24 ST EDWARD’S, OXFORD

Anne’s care for others fits with her ability to evaluate her emotions and further establishes her character as vital and active. She helps Mary with her children and her (imagined) afflictions; she helps the Musgrove seniors by listening to their concerns and complaints, and playing the piano at the dances; she helps Captain Benwick in his grief-stricken state over the loss of his fiancée, Fanny Harville; she helps organise the care of Louisa after her fall off the Cobb; she helps her immobile school friend, Mrs Smith, by offering her companionship through her visits. Her care for others is matched by her inner strength. We learn that she turned down Charles Musgrove, despite his being due to inherit property, as well as having ‘good character and appearance’, and Lady Russell approving the match (Volume I, Chapter 4). To choose to remain a spinster with her cold, selfish father and older sister (of course, at this time a woman in her position from her social background could not embark on any kind of career and had no income to live alone) rather than marry a thoroughly decent man reveals the depth of her love for Wentworth, and an extraordinary strength of character. Furthermore, Austen’s presentation of the mourning Captain Benwick, who is ‘disposed to abstraction’ (a striking contrast with Anne, who exerts herself to engage with others), and seeks out ‘the tenderest songs’ of Scott and ‘the impassioned descriptions of hopeless agony’ of Byron’s verse, highlights Anne’s lack of self-indulgence. She too is afflicted with loss, but her development is not arrested. In fact, it is due to her appetite for reflection, and her ability to do this so intelligently, that she is able to rescue Benwick from his grief. Anne’s recommendations of ‘a larger allowance of prose in his daily study’ and suggesting ‘the duty and benefit of struggling against affliction’ are the catalyst for Benwick being able to look beyond what he has lost and appreciate what is in front of him. This opening of his mind paves the way for him falling in love with Louisa as she recovers from her devastating fall.

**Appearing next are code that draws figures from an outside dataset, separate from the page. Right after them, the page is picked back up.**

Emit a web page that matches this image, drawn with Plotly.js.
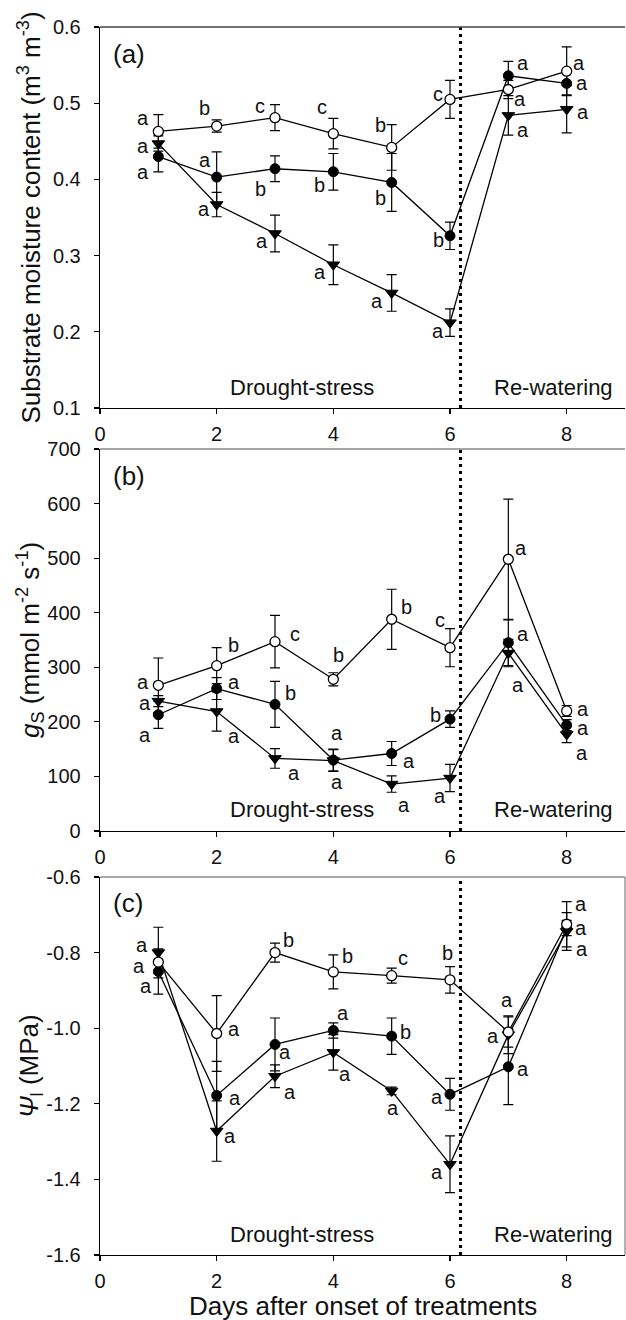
<!DOCTYPE html>
<html>
<head>
<meta charset="utf-8">
<script src="https://cdn.plot.ly/plotly-3.0.1.min.js"></script>
<style>html,body{margin:0;padding:0;background:#fff;}</style>
</head>
<body>
<div id="chart" style="width:626px;height:1320px;"></div>
<script>
// ---------- data ----------
const days = [1, 2, 3, 4, 5, 6, 7, 8];

// (a) substrate moisture content (m3 m-3)
const smcControl   = [0.463, 0.470, 0.481, 0.460, 0.442, 0.505, 0.518, 0.542];
const smcControlSE = [0.022, 0.008, 0.017, 0.020, 0.030, 0.025, 0.012, 0.032];
const smcMild      = [0.430, 0.403, 0.414, 0.410, 0.396, 0.326, 0.536, 0.526];
const smcMildSE    = [0.020, 0.033, 0.017, 0.024, 0.038, 0.018, 0.019, 0.015];
const smcSevere    = [0.447, 0.367, 0.329, 0.288, 0.251, 0.212, 0.484, 0.492];
const smcSevereSE  = [0.010, 0.016, 0.024, 0.026, 0.024, 0.018, 0.026, 0.031];
const smcControlLetters = ['a','b','c','c','b','c','a','a'];
const smcMildLetters    = ['a','a','b','b','b','b','a','a'];
const smcSevereLetters  = ['a','a','a','a','a','a','a','a'];

// (b) stomatal conductance gs (mmol m-2 s-1)
const gsControl   = [267, 303, 347, 278, 388, 336, 498, 220];
const gsControlSE = [50, 33, 48, 12, 55, 35, 110, 10];
const gsMild      = [213, 261, 232, 130, 142, 205, 345, 194];
const gsMildSE    = [25, 20, 42, 20, 22, 15, 42, 10];
const gsSevere    = [238, 219, 133, 129, 86, 97, 326, 177];
const gsSevereSE  = [10, 36, 18, 20, 15, 25, 25, 15];
const gsControlLetters = ['a','b','c','b','b','c','a','a'];
const gsMildLetters    = ['a','a','b','a','a','b','a','a'];
const gsSevereLetters  = ['a','a','a','a','a','a','a','a'];

// (c) leaf water potential (MPa)
const lwpControl   = [-0.825, -1.014, -0.800, -0.851, -0.861, -0.872, -1.010, -0.725];
const lwpControlSE = [0.030, 0.100, 0.025, 0.045, 0.020, 0.035, 0.040, 0.060];
const lwpMild      = [-0.850, -1.178, -1.043, -1.006, -1.021, -1.175, -1.102, -0.735];
const lwpMildSE    = [0.060, 0.090, 0.070, 0.020, 0.048, 0.042, 0.100, 0.020];
const lwpSevere    = [-0.800, -1.272, -1.127, -1.064, -1.166, -1.360, -1.017, -0.744];
const lwpSevereSE  = [0.067, 0.080, 0.030, 0.047, 0.010, 0.075, 0.050, 0.050];
const lwpControlLetters = ['a','a','b','b','c','b','a','a'];
const lwpMildLetters    = ['a','a','a','a','b','a','a','a'];
const lwpSevereLetters  = ['a','a','a','a','a','a','a','a'];

// tick labels
const xTicks = [0, 2, 4, 6, 8];
const smcTicks = [0.1, 0.2, 0.3, 0.4, 0.5, 0.6];
const smcTickText = ['0.1', '0.2', '0.3', '0.4', '0.5', '0.6'];
const gsTicks = [0, 100, 200, 300, 400, 500, 600, 700];
const gsTickText = ['0', '100', '200', '300', '400', '500', '600', '700'];
const lwpTicks = [-1.6, -1.4, -1.2, -1.0, -0.8, -0.6];
const lwpTickText = ['-1.6', '-1.4', '-1.2', '-1.0', '-0.8', '-0.6'];

const rewaterDay = 6.18;

// ---------- styles / label offsets (pixels: [dx, dy], dy positive = down) ----------
const offs = {
  a: {
    c: [[-15,-13],[-12,-18],[-15,-12],[-11,-27],[-11,-22],[-12,-5],[12,10],[12,-8]],
    m: [[-15,15],[-12,-17],[-15,20],[-14,13],[-11,16],[-12,4],[15,-13],[15,0]],
    s: [[-15,2],[-13,4],[-13,7],[-13,7],[-15,8],[-12,8],[15,15],[16,3]]
  },
  b: {
    c: [[-15,-3],[17,-21],[20,-8],[5,-24],[15,-12],[-10,-28],[13,-11],[16,-2]],
    m: [[-13,20],[17,-7],[15,-11],[4,-27],[17,7],[-15,-4],[15,-9],[16,3]],
    s: [[-13,2],[17,25],[19,15],[4,21],[12,21],[-10,18],[10,32],[15,19]]
  },
  c: {
    c: [[-19,4],[17,-4],[13,-13],[14,-16],[11,-18],[-3,-27],[-1,-32],[14,4]],
    m: [[-12,14],[18,3],[10,8],[10,-17],[14,-4],[-13,3],[15,2],[15,21]],
    s: [[-16,-8],[13,5],[15,16],[12,22],[1,17],[-13,8],[-15,1],[14,-27]]
  }
};

const FONT = 'Arial, "Liberation Sans", Helvetica, sans-serif';
const LW = 1.3;

function series(y, se, xa, ya, kind) {
  let marker;
  if (kind === 'c') marker = {symbol: 'circle', size: 10, color: 'white', line: {color: 'black', width: 1.3}};
  else if (kind === 'm') marker = {symbol: 'circle', size: 10, color: 'black', line: {color: 'black', width: 1}};
  else marker = {symbol: 'triangle-down', size: 11, color: 'black', line: {color: 'black', width: 1}};
  return {
    x: days, y: y, xaxis: xa, yaxis: ya, type: 'scatter', mode: 'lines+markers',
    line: {color: 'black', width: LW}, marker: marker,
    error_y: {type: 'data', array: se, visible: true, color: 'black', thickness: 1.2, width: 5},
    hoverinfo: 'skip'
  };
}

const traces = [
  series(smcSevere, smcSevereSE, 'x', 'y', 's'),
  series(smcMild, smcMildSE, 'x', 'y', 'm'),
  series(smcControl, smcControlSE, 'x', 'y', 'c'),
  series(gsSevere, gsSevereSE, 'x2', 'y2', 's'),
  series(gsMild, gsMildSE, 'x2', 'y2', 'm'),
  series(gsControl, gsControlSE, 'x2', 'y2', 'c'),
  series(lwpSevere, lwpSevereSE, 'x3', 'y3', 's'),
  series(lwpMild, lwpMildSE, 'x3', 'y3', 'm'),
  series(lwpControl, lwpControlSE, 'x3', 'y3', 'c')
];

const annotations = [];
function letters(vals, labs, off, xa, ya) {
  vals.forEach((v, i) => {
    annotations.push({
      x: days[i], y: v, xref: xa, yref: ya, text: labs[i], showarrow: false,
      xanchor: 'center', yanchor: 'middle',
      xshift: off[i][0], yshift: -off[i][1],
      font: {family: FONT, size: 20, color: '#111'}
    });
  });
}
letters(smcControl, smcControlLetters, offs.a.c, 'x', 'y');
letters(smcMild, smcMildLetters, offs.a.m, 'x', 'y');
letters(smcSevere, smcSevereLetters, offs.a.s, 'x', 'y');
letters(gsControl, gsControlLetters, offs.b.c, 'x2', 'y2');
letters(gsMild, gsMildLetters, offs.b.m, 'x2', 'y2');
letters(gsSevere, gsSevereLetters, offs.b.s, 'x2', 'y2');
letters(lwpControl, lwpControlLetters, offs.c.c, 'x3', 'y3');
letters(lwpMild, lwpMildLetters, offs.c.m, 'x3', 'y3');
letters(lwpSevere, lwpSevereLetters, offs.c.s, 'x3', 'y3');

const H = 1320, W = 626;
const xdom = [100 / W, 625 / W];
const ydomA = [1 - 408 / H, 1 - 27 / H];
const ydomB = [1 - 831 / H, 1 - 449 / H];
const ydomC = [1 - 1255 / H, 1 - 877 / H];

// panel labels, phase labels
[['x','y','(a)'],['x2','y2','(b)'],['x3','y3','(c)']].forEach(p => {
  annotations.push({xref: p[0] + ' domain', yref: p[1] + ' domain', x: 0.02, y: 0.975,
    xanchor: 'left', yanchor: 'top', text: p[2], showarrow: false,
    font: {family: FONT, size: 26, color: '#111'}});
  annotations.push({xref: p[0], yref: p[1] + ' domain', x: 3.46, y: 0.055,
    xanchor: 'center', yanchor: 'middle', text: 'Drought-stress', showarrow: false,
    font: {family: FONT, size: 22, color: '#111'}});
  annotations.push({xref: p[0], yref: p[1] + ' domain', x: 7.77, y: 0.055,
    xanchor: 'center', yanchor: 'middle', text: 'Re-watering', showarrow: false,
    font: {family: FONT, size: 22, color: '#111'}});
});

// axis titles
const titleFont = {family: FONT, size: 26, color: '#111'};
annotations.push({xref: 'paper', yref: 'paper', x: 30 / W, y: (ydomA[0] + ydomA[1]) / 2, textangle: -90,
  xanchor: 'center', yanchor: 'middle',
  text: 'Substrate moisture content (m<sup>3</sup> m<sup>-3</sup>)', showarrow: false, font: titleFont});
annotations.push({xref: 'paper', yref: 'paper', x: 30 / W, y: (ydomB[0] + ydomB[1]) / 2, textangle: -90,
  xanchor: 'center', yanchor: 'middle',
  text: '<i>g</i><sub>S</sub> (mmol m<sup>-2</sup> s<sup>-1</sup>)', showarrow: false, font: titleFont});
annotations.push({xref: 'paper', yref: 'paper', x: 30 / W, y: (ydomC[0] + ydomC[1]) / 2, textangle: -90,
  xanchor: 'center', yanchor: 'middle',
  text: '<i>Ψ</i><sub>l</sub> (MPa)', showarrow: false, font: titleFont});
annotations.push({xref: 'paper', yref: 'paper', x: 0.5 * (xdom[0] + xdom[1]), y: 1 - 1306 / H,
  xanchor: 'center', yanchor: 'middle',
  text: 'Days after onset of treatments', showarrow: false, font: titleFont});

const shapes = [];
['', '2', '3'].forEach((s, i) => {
  shapes.push({type: 'line', xref: 'x' + s, yref: 'y' + s + ' domain', x0: rewaterDay, x1: rewaterDay,
    y0: 0, y1: 1, line: {color: 'black', width: 3, dash: '3px,4px'}});
  shapes.push({type: 'line', xref: 'x' + s + ' domain', yref: 'y' + s + ' domain', x0: 0, x1: 1, y0: 1, y1: 1,
    line: {color: i === 0 ? '#444' : '#888', width: 1.3}});
});
shapes.push({type: 'line', xref: 'x3 domain', yref: 'y3 domain', x0: 1, x1: 1, y0: 0, y1: 1,
  line: {color: '#888', width: 1.3}});

function xax(anchor) {
  return {domain: xdom, range: [0, 9], anchor: anchor, tickvals: xTicks, ticktext: xTicks.map(String),
    ticks: 'outside', ticklen: 5, tickwidth: 1.2, tickcolor: 'black', showline: true, linecolor: 'black',
    linewidth: 1.3, showgrid: false, zeroline: false, ticklabelstandoff: 3,
    tickfont: {family: FONT, size: 20, color: '#111'}};
}
function yax(anchor, dom, range, tv, tt) {
  return {domain: dom, range: range, anchor: anchor, tickvals: tv, ticktext: tt,
    ticks: 'outside', ticklen: 5, tickwidth: 1.2, tickcolor: 'black', showline: true, linecolor: 'black',
    linewidth: 1.3, showgrid: false, zeroline: false, ticklabelstandoff: 9,
    tickfont: {family: FONT, size: 20, color: '#111'}};
}

const layout = {
  width: W, height: H, margin: {l: 0, r: 0, t: 0, b: 0},
  paper_bgcolor: 'white', plot_bgcolor: 'white', showlegend: false,
  xaxis: xax('y'), xaxis2: xax('y2'), xaxis3: xax('y3'),
  yaxis: yax('x', ydomA, [0.1, 0.6], smcTicks, smcTickText),
  yaxis2: yax('x2', ydomB, [0, 700], gsTicks, gsTickText),
  yaxis3: yax('x3', ydomC, [-1.6, -0.6], lwpTicks, lwpTickText),
  annotations: annotations, shapes: shapes
};

Plotly.newPlot('chart', traces, layout, {staticPlot: true, displayModeBar: false});
</script>
</body>
</html>
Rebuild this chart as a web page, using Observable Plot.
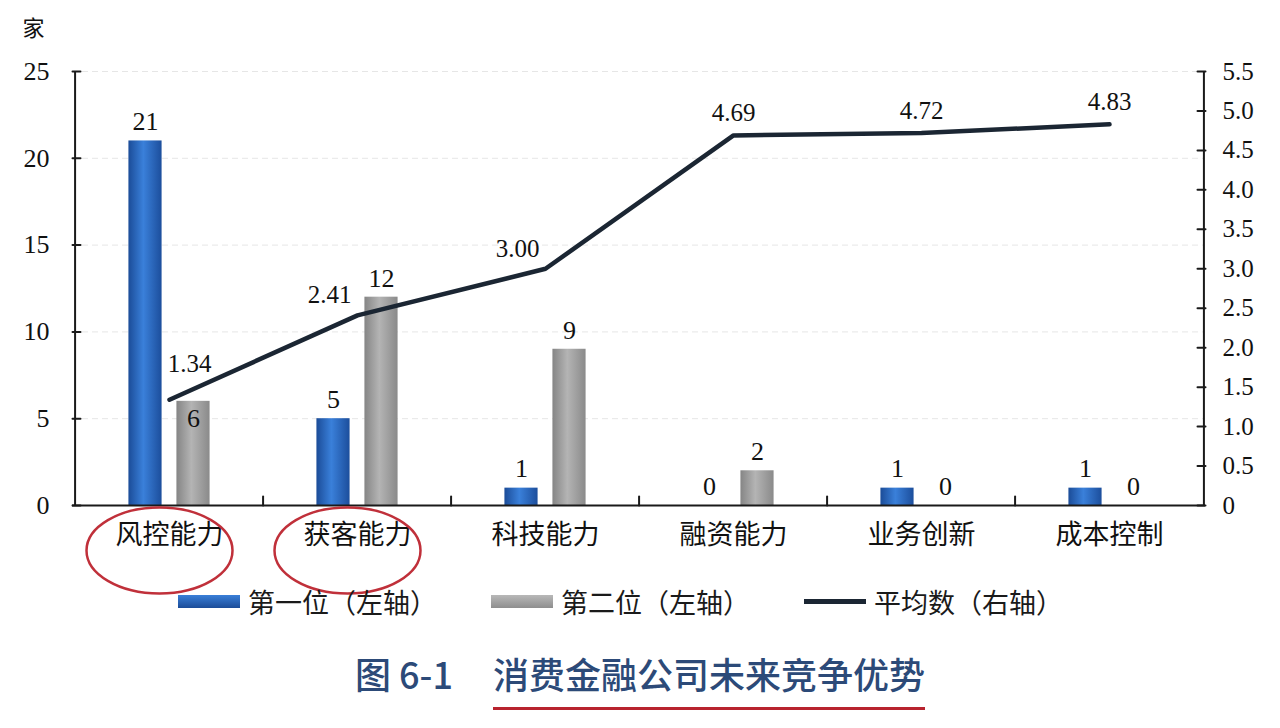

But, whereas her immediate relations are stale (look at the description of Elizabeth at the beginning and the repetition of ‘thirteen years’ to describe how unchanging her life is), unfeeling and unreflective, Anne, although she might be ‘haggard’ at the start, is fresh in her outlook, and deeply sentient. We are told in Volume I, Chapter 2 of her ‘conscience’ (not something attributed to the rest of her family) and at the end of Volume I, Chapter 3, where she learns of the proposed tenant, Admiral Croft, being married to Wentworth’s sister, how she had ‘to seek the comfort of cool air for her flushed cheeks’ by walking along ‘a favourite grove’. We are told of her self-reliance because she has no friend to confide in: ‘Anne was left to persuade herself, as well as she could’ that the Crofts are talking of the curate brother Wentworth, and not her Frederick, during the dinner at the Musgroves. We are told that she has to ‘inure herself’ to the ‘trial’ of hearing Captain Wentworth’s name repeated. We learn of the ‘thousand feelings’ that rushed on her when she first sees Wentworth again. When she hears Wentworth describe how his ship might have sunk her ‘shudderings [are] to herself, alone’. When Wentworth comes to her aid in removing her annoying nephew from her back at the end of Volume I, Chapter 10, Anne ‘required a long application of solitude and reflection to recover’. When they go on the walk to Winthrop Anne recites to herself ‘some few of the thousand poetical descriptions extant of autumn’ to ‘occupy her mind’ rather than observe with bitterness and jealousy how close Wentworth and Louisa appear to be. She is seen as constantly struggling with her ‘emotions … of pleasure and pain’. Re-encountering her old love is fraught with feeling, but these feelings do not stop her from engaging with others.